The starting point is a Mean Well SP-320-15 power supply.

I completely disassembled the power supply to look at the board traces and figure out how the trim voltage works and how I can tie into it from the top side.

There are two wires soldered to the power supply PCB, I used orange because I had some and polarity isn’t important for the resistor. One wire is soldered to the LED lead “K” on the PCB and the other wire is soldered to the lead of R73 closest to the terminal strip.

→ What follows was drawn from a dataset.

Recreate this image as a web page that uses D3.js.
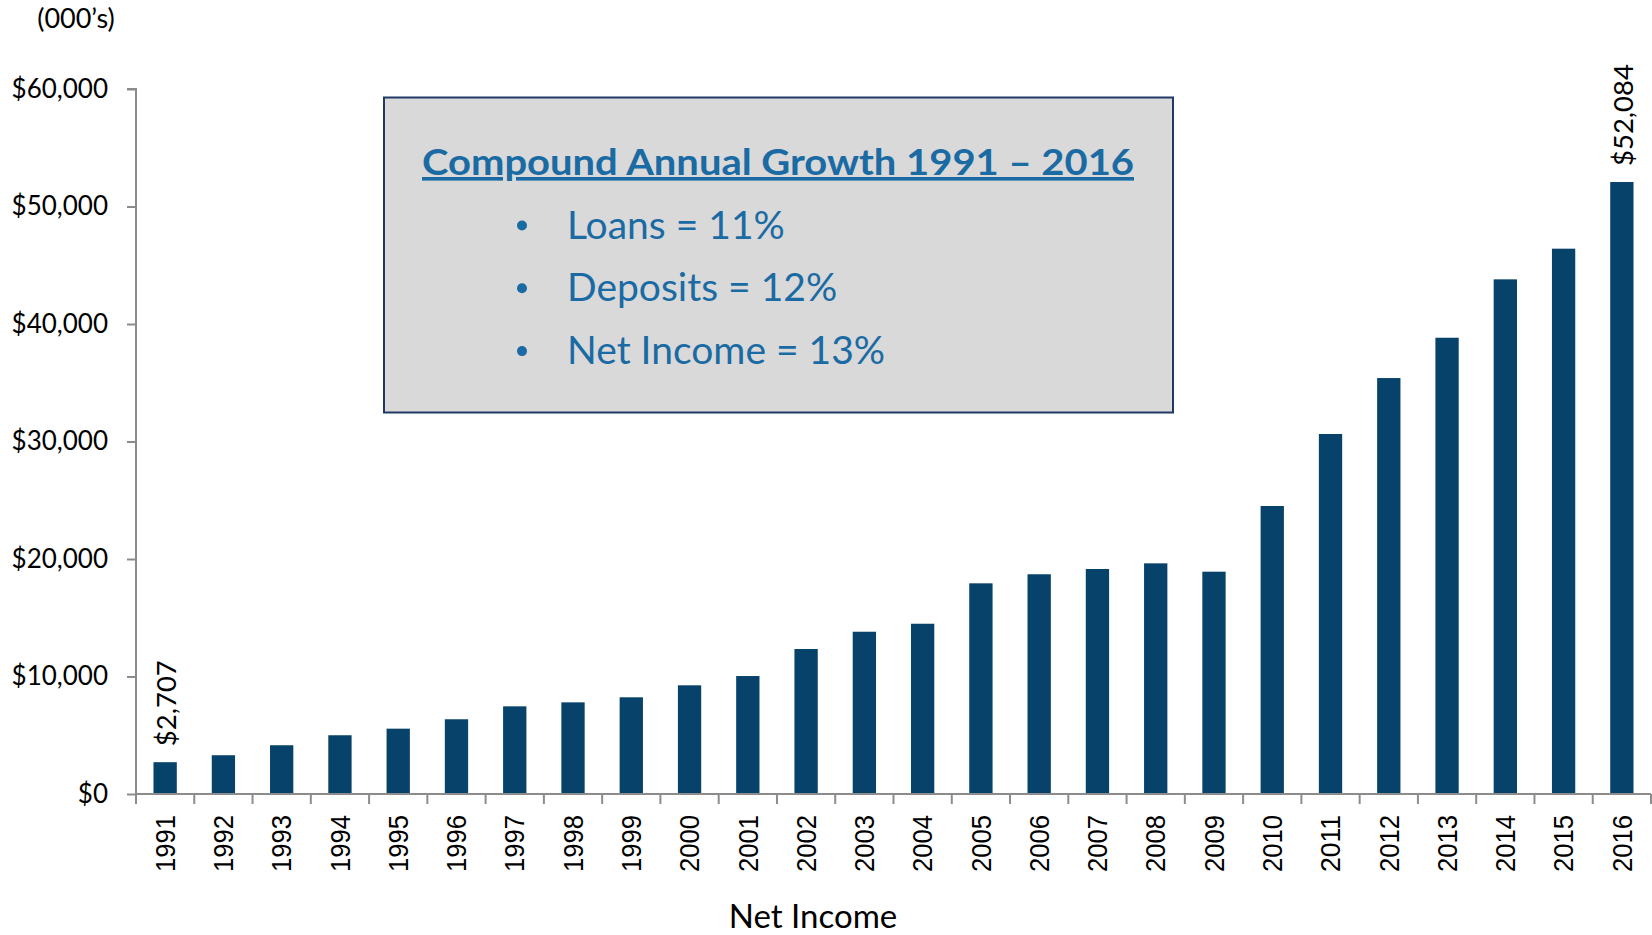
<!DOCTYPE html>
<html>
<head>
<meta charset="utf-8">
<script src="https://cdn.jsdelivr.net/npm/d3@7"></script>
<style>
  html, body { margin: 0; padding: 0; background: #ffffff; }
  svg { display: block; }
</style>
</head>
<body>
<svg id="chart" width="1652" height="935"></svg>
<script>
// ---- data ----
const years = ['1991','1992','1993','1994','1995','1996','1997','1998','1999','2000',
               '2001','2002','2003','2004','2005','2006','2007','2008','2009','2010',
               '2011','2012','2013','2014','2015','2016'];
const netIncome = [2707, 3300, 4150, 5000, 5560, 6360, 7460, 7800, 8230, 9250,
                   10040, 12340, 13810, 14490, 17930, 18700, 19150, 19630, 18920, 24510,
                   30640, 35400, 38830, 43800, 46410, 52084];
const yTicks = [0, 10000, 20000, 30000, 40000, 50000, 60000];
const labeledYears = ['1991', '2016'];
const unitLabel = '(000\u2019s)';
const axisTitle = 'Net Income';
const growthTitle = 'Compound Annual Growth 1991 \u2013 2016';
const growthItems = ['Loans = 11%', 'Deposits = 12%', 'Net Income = 13%'];

// ---- layout ----
const svg = d3.select('#chart');
const mLeft = 136, mRight = 1651, mTop = 89, mBottom = 794;
const barColor = '#07426a';
const axisColor = '#8c8c8c';
const boxText = '#1a6aa3';
const calibriLike = 'Lato, "Open Sans", sans-serif';

const data = years.map((yr, i) => ({ year: yr, value: netIncome[i] }));

const x = d3.scaleBand().domain(years).range([mLeft, mRight]).paddingInner(0.6).paddingOuter(0.3);
const xb = d3.scaleBand().domain(years).range([mLeft, mRight]).padding(0);
const y = d3.scaleLinear().domain([0, 60000]).range([mBottom, mTop]);

// bars
svg.append('g').selectAll('rect').data(data).join('rect')
  .attr('x', d => x(d.year))
  .attr('y', d => y(d.value))
  .attr('width', x.bandwidth())
  .attr('height', d => y(0) - y(d.value))
  .attr('fill', barColor);

// y axis
const yAxis = svg.append('g').attr('transform', `translate(${mLeft},0)`)
  .call(d3.axisLeft(y).tickValues(yTicks).tickSize(9).tickPadding(19)
        .tickFormat(d => '$' + d3.format(',')(d)));
yAxis.select('.domain').attr('stroke', axisColor).attr('stroke-width', 2)
  .attr('d', `M-9,${mTop}H0V${mBottom}`);
yAxis.selectAll('.tick line').attr('stroke', axisColor).attr('stroke-width', 2);
yAxis.selectAll('.tick text').attr('fill', '#000').style('font-family', calibriLike)
  .style('font-size', '26px');

// x axis
const xAxis = svg.append('g').attr('transform', `translate(0,${mBottom})`)
  .call(d3.axisBottom(xb).tickSize(0).tickPadding(0));
xAxis.select('.domain').attr('stroke', axisColor).attr('stroke-width', 2)
  .attr('d', `M${mLeft},0H${mRight}`);
xAxis.selectAll('.tick text')
  .attr('fill', '#000')
  .style('font-family', '"Liberation Sans", Arial, sans-serif')
  .style('font-size', '27px')
  .attr('text-anchor', 'end')
  .attr('transform', 'rotate(-90)')
  .attr('x', -21).attr('y', 0).attr('dy', '0.36em')
  .attr('textLength', 57).attr('lengthAdjust', 'spacingAndGlyphs');
const boundaries = years.map(d => xb(d)).concat([mRight]);
xAxis.append('g').selectAll('line').data(boundaries).join('line')
  .attr('x1', d => d).attr('x2', d => d)
  .attr('y1', 0).attr('y2', 10)
  .attr('stroke', axisColor).attr('stroke-width', 2);

// value labels
svg.append('g').selectAll('text').data(data.filter(d => labeledYears.includes(d.year))).join('text')
  .attr('transform', d => `translate(${x(d.year) + x.bandwidth() / 2},${y(d.value) - 16}) rotate(-90)`)
  .attr('dy', '0.4em')
  .attr('text-anchor', 'start')
  .style('font-family', calibriLike)
  .style('font-size', '27.5px')
  .attr('fill', '#000')
  .text(d => '$' + d3.format(',')(d.value));

// unit label
svg.append('text').attr('x', 76).attr('y', 28).attr('text-anchor', 'middle')
  .style('font-family', calibriLike).style('font-size', '27px').attr('fill', '#000')
  .text(unitLabel);

// axis title
svg.append('text').attr('x', 813).attr('y', 928).attr('text-anchor', 'middle')
  .style('font-family', calibriLike).style('font-size', '33px').attr('fill', '#000')
  .text(axisTitle);

// growth box
const box = svg.append('g');
box.append('rect').attr('x', 384).attr('y', 97.5).attr('width', 789).attr('height', 315)
  .attr('fill', '#d9d9d9').attr('stroke', '#1f3864').attr('stroke-width', 2);
box.append('text').attr('x', 422).attr('y', 175)
  .style('font-family', calibriLike).style('font-size', '36px').style('font-weight', 700)
  .style('text-decoration', 'underline')
  .attr('fill', boxText)
  .attr('textLength', 712).attr('lengthAdjust', 'spacingAndGlyphs')
  .text(growthTitle);
const rows = box.append('g').selectAll('g').data(growthItems).join('g')
  .attr('transform', (d, i) => `translate(0,${238.5 + i * 62.8})`);
rows.append('circle').attr('cx', 522).attr('cy', -13).attr('r', 5).attr('fill', boxText);
rows.append('text').attr('x', 567).attr('y', 0)
  .style('font-family', calibriLike).style('font-size', '39px')
  .attr('fill', boxText)
  .text(d => d);
</script>
</body>
</html>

These two points happen to be parallel to the trim pot, so adding any resistance here puts it in parallel with the pot.

The relay is a simple SPDT 12v relay I had laying around, I picked this one because I wasn’t sure if I would need the NC or NO terminal to adjust the voltage in the correct direction when “off”. It turns out I used the NO (normally open) contact so any standard SPST 12v NO relay will work just fine. There happens to be an open area just a hair larger than the relay on the PCB so I stuck it in place with a small dab of epoxy.

A 2k resistor (I used a pot for testing, but settled on 2k) is connected to the NO terminal of the relay and one of the orange wires. The other orange wire connects to the com terminal of the relay.

I don’t plan on using all 3 V+ or V- terminals so I cut one of the V- terminals (beside the AC ground terminal) so that I could use it as the input signal to trigger the relay, I will simply connect this to the switched 12v from the ignition. I cut the terminal strip lead close to the PCB and bent it up leaving plenty of room to solder on my relay wire. I also need a ground connection but that just happens to be right next to it as one of the remaining V- terminals since they will be connected to the cars chassis ground anyways.

When 12v is applied to the new terminal (I labeled mine “T” for trim) the relay closes and the 2k resistor is now in parallel with the pot. This raises the voltage from 13.6v to 14.6xv.